» Records from a collection
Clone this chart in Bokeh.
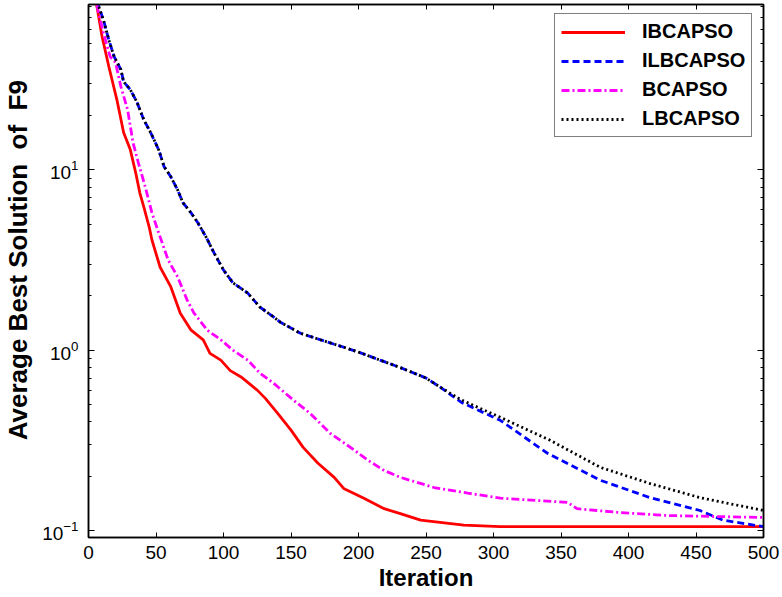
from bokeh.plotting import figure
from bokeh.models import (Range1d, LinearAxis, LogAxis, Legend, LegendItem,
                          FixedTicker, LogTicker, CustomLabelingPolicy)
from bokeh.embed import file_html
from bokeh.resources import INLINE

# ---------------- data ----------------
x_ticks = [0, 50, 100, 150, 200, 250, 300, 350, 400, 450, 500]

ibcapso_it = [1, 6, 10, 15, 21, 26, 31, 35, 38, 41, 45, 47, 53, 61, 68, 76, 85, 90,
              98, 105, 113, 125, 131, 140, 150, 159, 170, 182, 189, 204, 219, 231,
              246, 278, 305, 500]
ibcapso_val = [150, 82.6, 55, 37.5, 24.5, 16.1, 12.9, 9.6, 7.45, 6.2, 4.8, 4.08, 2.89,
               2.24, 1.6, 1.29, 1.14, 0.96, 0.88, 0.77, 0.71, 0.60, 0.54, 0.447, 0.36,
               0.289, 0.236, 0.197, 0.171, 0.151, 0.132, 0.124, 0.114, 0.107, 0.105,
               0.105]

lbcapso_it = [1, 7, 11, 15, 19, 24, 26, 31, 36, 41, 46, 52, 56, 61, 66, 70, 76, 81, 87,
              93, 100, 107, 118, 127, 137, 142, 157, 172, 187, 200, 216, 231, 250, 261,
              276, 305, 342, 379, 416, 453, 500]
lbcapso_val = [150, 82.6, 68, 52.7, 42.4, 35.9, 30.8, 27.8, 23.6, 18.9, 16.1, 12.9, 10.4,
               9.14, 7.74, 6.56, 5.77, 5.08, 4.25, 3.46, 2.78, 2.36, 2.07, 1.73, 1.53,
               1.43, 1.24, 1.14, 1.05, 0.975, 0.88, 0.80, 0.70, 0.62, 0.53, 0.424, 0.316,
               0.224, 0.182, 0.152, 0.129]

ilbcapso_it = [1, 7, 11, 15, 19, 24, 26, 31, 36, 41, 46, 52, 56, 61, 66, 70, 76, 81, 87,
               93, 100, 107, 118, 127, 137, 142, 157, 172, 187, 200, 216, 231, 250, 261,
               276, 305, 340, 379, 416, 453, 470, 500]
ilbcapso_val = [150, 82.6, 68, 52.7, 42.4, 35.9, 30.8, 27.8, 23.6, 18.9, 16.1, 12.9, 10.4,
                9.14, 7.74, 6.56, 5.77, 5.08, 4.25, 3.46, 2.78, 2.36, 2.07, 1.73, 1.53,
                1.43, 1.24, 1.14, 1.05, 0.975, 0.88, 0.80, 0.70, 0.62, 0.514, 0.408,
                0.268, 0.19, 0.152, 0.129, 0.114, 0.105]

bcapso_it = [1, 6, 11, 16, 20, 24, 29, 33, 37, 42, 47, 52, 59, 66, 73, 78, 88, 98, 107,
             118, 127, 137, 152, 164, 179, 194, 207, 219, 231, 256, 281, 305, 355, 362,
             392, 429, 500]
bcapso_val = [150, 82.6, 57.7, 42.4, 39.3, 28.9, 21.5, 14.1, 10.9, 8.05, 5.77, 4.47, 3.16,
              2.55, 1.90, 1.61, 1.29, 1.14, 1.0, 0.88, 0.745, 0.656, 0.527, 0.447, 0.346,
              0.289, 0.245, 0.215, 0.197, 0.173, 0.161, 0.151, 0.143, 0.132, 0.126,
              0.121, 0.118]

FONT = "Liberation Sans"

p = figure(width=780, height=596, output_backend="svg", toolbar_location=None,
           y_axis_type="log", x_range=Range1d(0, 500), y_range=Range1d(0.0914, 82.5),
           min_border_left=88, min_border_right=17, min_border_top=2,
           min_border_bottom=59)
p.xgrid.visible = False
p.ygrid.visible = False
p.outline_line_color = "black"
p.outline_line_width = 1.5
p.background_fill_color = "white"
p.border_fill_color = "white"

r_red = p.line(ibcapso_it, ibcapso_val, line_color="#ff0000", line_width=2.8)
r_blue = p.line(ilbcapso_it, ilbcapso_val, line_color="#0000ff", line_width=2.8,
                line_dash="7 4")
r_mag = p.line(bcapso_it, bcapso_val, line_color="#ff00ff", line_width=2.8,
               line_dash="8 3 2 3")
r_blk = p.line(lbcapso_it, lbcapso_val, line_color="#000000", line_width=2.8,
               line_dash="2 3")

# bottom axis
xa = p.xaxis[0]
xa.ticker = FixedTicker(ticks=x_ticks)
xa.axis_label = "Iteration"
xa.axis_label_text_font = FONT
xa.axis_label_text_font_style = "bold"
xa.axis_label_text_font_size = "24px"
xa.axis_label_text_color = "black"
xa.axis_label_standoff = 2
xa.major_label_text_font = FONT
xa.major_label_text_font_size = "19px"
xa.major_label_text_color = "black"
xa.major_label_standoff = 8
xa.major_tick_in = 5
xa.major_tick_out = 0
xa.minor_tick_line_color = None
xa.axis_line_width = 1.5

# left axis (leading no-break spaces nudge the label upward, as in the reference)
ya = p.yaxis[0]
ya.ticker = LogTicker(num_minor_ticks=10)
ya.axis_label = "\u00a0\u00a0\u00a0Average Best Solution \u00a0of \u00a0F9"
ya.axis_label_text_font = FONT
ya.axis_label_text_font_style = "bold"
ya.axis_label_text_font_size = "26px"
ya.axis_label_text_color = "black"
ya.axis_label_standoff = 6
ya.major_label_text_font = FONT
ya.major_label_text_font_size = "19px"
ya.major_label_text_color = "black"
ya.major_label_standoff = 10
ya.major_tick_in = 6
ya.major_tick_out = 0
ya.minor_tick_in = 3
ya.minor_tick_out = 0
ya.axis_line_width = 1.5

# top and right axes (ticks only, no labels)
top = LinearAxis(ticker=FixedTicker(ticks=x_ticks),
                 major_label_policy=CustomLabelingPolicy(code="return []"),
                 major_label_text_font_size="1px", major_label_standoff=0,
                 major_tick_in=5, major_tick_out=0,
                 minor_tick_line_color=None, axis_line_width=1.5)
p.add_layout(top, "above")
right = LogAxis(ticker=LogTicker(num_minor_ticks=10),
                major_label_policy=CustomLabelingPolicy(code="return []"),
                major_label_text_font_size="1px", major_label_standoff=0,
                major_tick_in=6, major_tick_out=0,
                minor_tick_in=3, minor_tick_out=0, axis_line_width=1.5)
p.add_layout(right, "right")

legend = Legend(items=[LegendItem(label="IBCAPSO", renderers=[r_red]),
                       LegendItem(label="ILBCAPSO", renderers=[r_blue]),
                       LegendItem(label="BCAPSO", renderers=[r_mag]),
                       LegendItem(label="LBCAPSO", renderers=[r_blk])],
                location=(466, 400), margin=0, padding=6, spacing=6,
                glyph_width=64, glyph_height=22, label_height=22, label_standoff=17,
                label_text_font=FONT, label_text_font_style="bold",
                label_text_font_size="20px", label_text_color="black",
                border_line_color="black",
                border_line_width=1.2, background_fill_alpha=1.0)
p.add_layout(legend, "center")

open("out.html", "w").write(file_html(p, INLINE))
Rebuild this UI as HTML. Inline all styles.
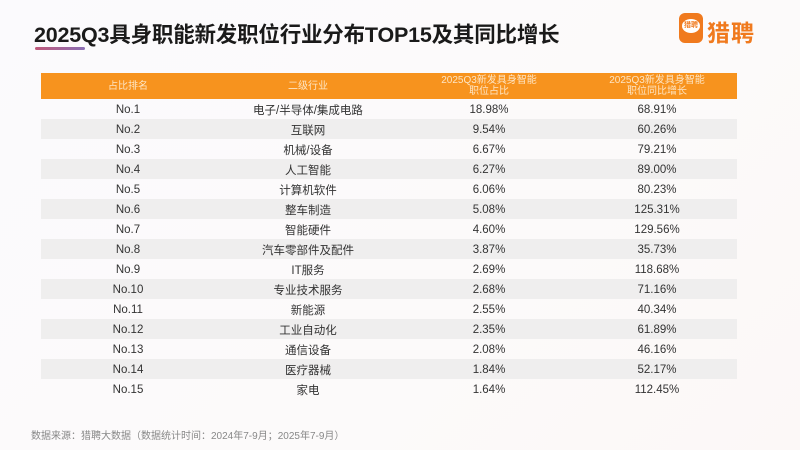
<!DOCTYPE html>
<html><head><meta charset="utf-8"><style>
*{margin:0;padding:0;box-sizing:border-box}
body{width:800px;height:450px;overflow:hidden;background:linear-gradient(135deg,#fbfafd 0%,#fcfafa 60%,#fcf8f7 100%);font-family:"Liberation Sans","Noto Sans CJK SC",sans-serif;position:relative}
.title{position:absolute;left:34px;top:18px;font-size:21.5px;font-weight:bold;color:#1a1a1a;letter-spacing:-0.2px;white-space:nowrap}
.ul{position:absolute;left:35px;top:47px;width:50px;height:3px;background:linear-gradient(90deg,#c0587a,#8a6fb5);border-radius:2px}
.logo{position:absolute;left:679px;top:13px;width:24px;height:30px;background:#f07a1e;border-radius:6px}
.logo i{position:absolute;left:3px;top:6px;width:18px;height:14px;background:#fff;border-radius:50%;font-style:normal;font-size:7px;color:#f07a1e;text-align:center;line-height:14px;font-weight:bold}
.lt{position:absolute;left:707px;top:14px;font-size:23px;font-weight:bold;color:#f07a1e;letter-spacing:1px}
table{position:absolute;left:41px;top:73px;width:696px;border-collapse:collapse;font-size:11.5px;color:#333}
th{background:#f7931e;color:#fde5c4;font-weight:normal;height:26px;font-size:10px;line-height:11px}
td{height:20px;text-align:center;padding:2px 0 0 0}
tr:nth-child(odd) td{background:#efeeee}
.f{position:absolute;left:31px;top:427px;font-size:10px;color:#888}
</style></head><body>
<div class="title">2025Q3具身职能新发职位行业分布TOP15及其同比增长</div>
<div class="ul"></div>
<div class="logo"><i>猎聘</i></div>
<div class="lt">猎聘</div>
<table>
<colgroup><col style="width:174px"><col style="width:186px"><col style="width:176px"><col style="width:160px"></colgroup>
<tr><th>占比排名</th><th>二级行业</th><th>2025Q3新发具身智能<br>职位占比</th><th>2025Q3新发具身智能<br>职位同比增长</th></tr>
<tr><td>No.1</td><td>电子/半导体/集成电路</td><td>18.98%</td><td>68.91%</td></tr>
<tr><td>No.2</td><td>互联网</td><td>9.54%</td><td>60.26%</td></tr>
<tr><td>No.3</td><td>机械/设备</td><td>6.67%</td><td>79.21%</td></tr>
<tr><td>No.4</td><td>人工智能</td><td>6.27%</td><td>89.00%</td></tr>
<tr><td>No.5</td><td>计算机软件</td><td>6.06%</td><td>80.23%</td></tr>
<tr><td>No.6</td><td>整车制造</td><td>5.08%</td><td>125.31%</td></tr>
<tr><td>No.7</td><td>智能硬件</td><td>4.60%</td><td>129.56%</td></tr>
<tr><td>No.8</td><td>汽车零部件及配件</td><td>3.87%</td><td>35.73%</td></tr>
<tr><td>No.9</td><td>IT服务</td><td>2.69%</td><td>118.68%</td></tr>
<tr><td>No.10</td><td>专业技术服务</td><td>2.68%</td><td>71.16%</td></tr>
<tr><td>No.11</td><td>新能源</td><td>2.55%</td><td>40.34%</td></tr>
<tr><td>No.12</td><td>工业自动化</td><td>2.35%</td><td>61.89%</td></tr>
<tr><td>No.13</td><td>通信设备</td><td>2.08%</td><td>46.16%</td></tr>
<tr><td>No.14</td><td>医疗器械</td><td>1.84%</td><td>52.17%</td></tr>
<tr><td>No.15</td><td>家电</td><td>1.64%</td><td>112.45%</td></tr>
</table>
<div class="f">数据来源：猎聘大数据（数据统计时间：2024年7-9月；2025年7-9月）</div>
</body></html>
---
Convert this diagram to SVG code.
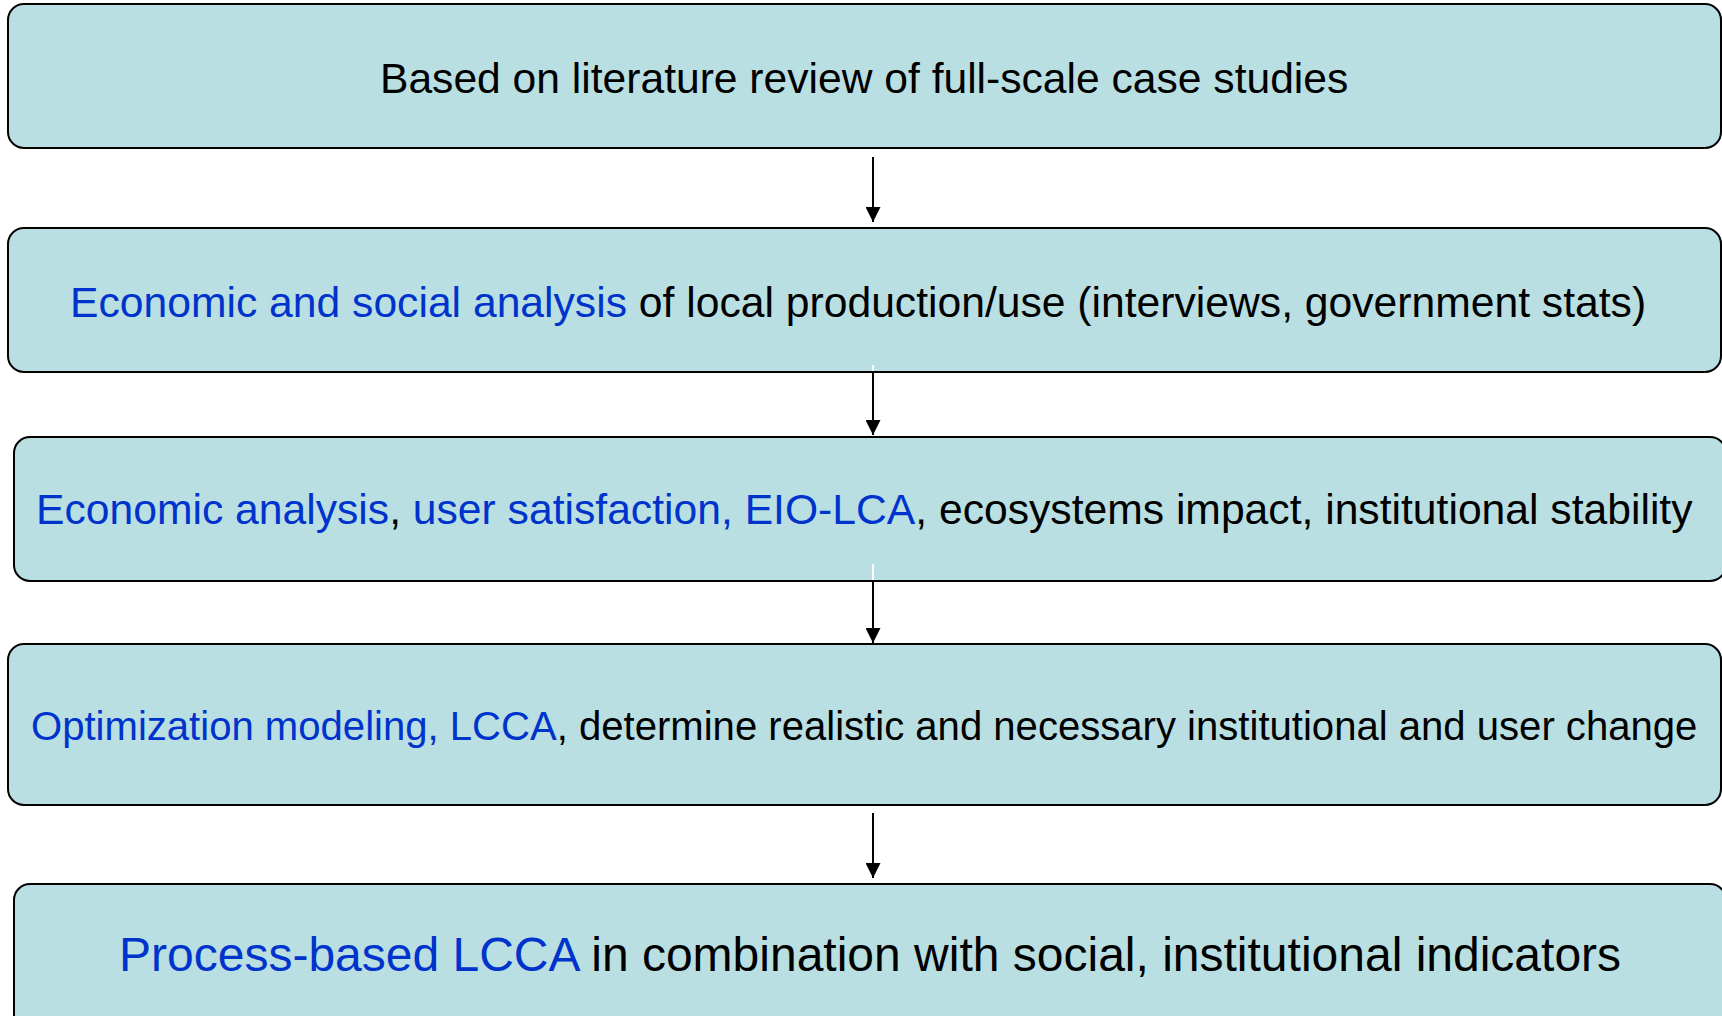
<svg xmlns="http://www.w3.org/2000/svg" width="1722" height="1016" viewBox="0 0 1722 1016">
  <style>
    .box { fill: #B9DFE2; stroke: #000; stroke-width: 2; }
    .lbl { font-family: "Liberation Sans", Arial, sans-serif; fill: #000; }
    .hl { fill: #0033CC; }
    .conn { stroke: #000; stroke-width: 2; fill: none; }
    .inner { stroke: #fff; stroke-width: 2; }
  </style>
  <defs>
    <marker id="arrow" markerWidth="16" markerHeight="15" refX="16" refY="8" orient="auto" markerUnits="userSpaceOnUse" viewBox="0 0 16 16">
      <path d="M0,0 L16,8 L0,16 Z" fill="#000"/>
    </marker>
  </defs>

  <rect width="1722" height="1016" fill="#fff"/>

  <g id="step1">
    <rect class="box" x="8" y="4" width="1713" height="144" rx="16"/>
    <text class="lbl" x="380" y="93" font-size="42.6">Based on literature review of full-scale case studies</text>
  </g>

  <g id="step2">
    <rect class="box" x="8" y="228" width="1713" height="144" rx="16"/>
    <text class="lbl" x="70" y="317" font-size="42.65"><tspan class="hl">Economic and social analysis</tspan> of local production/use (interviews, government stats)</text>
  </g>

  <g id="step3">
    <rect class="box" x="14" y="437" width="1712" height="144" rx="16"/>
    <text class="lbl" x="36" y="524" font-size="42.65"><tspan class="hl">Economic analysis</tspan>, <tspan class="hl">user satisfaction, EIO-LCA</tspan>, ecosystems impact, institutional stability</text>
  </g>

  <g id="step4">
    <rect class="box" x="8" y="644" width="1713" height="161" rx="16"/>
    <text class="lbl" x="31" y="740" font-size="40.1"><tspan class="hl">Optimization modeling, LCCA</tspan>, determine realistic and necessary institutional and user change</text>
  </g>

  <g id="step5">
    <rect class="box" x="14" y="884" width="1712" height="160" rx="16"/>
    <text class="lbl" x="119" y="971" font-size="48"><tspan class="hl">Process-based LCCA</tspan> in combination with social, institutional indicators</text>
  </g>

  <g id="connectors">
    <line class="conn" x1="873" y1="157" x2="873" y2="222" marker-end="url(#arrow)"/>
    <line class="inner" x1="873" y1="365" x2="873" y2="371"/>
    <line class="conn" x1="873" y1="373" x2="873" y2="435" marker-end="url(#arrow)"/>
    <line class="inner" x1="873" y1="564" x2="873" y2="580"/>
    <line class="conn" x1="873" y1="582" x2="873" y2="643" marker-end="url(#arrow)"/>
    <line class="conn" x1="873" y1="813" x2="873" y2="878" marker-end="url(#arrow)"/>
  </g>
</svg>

» WHAT THE TASK REQUIRES
Copy only what runs above from the line containing "Clone this chart in Bokeh." through the line containing "400, 450, 500]", exactly. Leave out the pictures.

» RESPONSE TO THIS TASK
Clone this chart in Bokeh.
from bokeh.plotting import figure
from bokeh.models import (Range1d, LinearAxis, LogAxis, Legend, LegendItem,
                          FixedTicker, LogTicker, CustomLabelingPolicy)
from bokeh.embed import file_html
from bokeh.resources import INLINE

# ---------------- data ----------------
x_ticks = [0, 50, 100, 150, 200, 250, 300, 350, 400, 450, 500]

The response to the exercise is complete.